Cliff Hole, Bottom Bullock, oil on canvas, 183.4 x 244cm by Lucy Culliton

Cliff Hole, Bottom Bullock, oil on canvas, 183.4 x 244cm by Lucy Culliton

The painting's scale is encompassing, cinematic in its horizontal sweep, with a high horizon line that loops back through the reflection of the sky in the meandering creek below. Culliton's work serves as a quiet reminder that landscape painting still holds the power to reconnect us to place. Though traditional in medium, her approach is direct and tactile. This is not the landscape as a sweeping romantic vista. It is dirt, fencing, and working land, depicted with an affection that is felt rather than embellished.

In a show filled with psychological portraiture and conceptual tension, Cliff Hole, Bottom Bullock offers something quietly profound. It is a return to the physical, a reconnection to place. It draws the viewer out of the gallery and into the paddock, not as a visitor, but as someone who has been there before.

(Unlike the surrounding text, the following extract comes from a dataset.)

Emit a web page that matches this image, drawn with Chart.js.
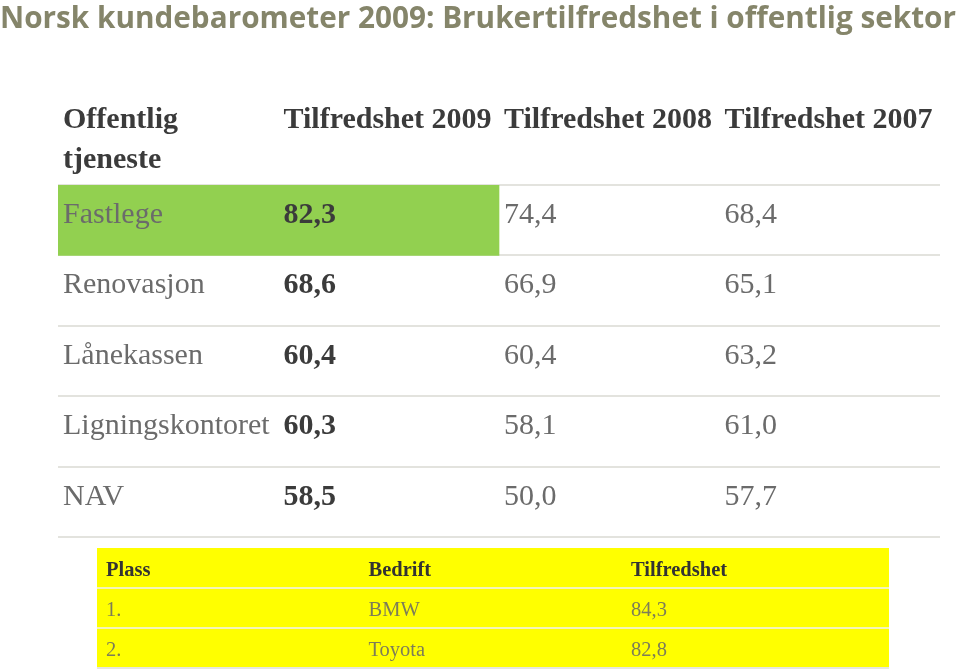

While the Wynne Prize was originally conceived to recognise either landscape painting or figure sculpture, the pairing has always felt more structural than conceptual. It remains a legacy quirk rather than a deliberate dialogue. But 2025 marks a turning point. With 16 sculptural works among the 52 finalists, this year presents the largest showing of sculpture in the prize's recent history. Sculpture now feels less like an appended category and more like a fully integrated presence, one that brings material weight, humour, and spatial tension into the gallery.

Ramesh Mario Nithiyendran's Seated figure with brown spiky mask exemplifies this shift. Irreverent, exuberant, and unmistakably larger than life, it erupts from the floor in a riot of colour and texture. It does not engage with landscape in any traditional sense. Instead, it explores identity, belief systems, and a kind of chaotic, handmade divinity. In a prize that has often strained to balance its dual focus, works like this suggest that sculpture no longer needs to justify its place. It claims it fully and unapologetically.

A subtler form of subversion appears in Kenny Pittock's Throw caution to the wind, which blends wit with conceptual precision. So unassuming it nearly vanished into the space, I walked past it several times before realising it was one of the works of art on display. I had even reached the point where I thought it might be fun to take a photo of the warning sign, as if the ubiquitous gallery caution signage itself could be mistaken for art. Only then did I realise that was precisely the point.

Pittock reimagines the familiar yellow caution sign, replacing its utilitarian warning with the invitation to throw caution to the wind. Cast in bronze and painted with enamel and synthetic polymer, the sculpture elevates a mundane object into a quietly profound gesture. It speaks to our collective anxieties, our craving for order, and the liberating absurdity of letting go.

As I stepped back into the hum of the city, the works stayed with me, not as images but as feelings. The drag of a brushstroke. The weight of stillness. The shimmer of light on bronze. Each prize carried its own rhythm. The Sulman danced between wit and tradition. The Archibald stared back at us. And the Wynne breathed.

This was not a survey of contemporary art. It was something looser. A constellation. A snapshot of culture in motion. A reminder that great art does not just show us the world, it slows us down. And in that pause, something shifts.

As I briefly mentioned earlier, many are called and few are chosen. From the array of exceptional works on display, my selections spoke to me for reasons that are personal, subjective, and deeply felt. Not everything needs to be experienced the same way. Some works whisper. Others insist. And it is in this diversity that a new generation of artists walks through the door and finds inspiration. They take what moves them and shape it in whatever way they choose.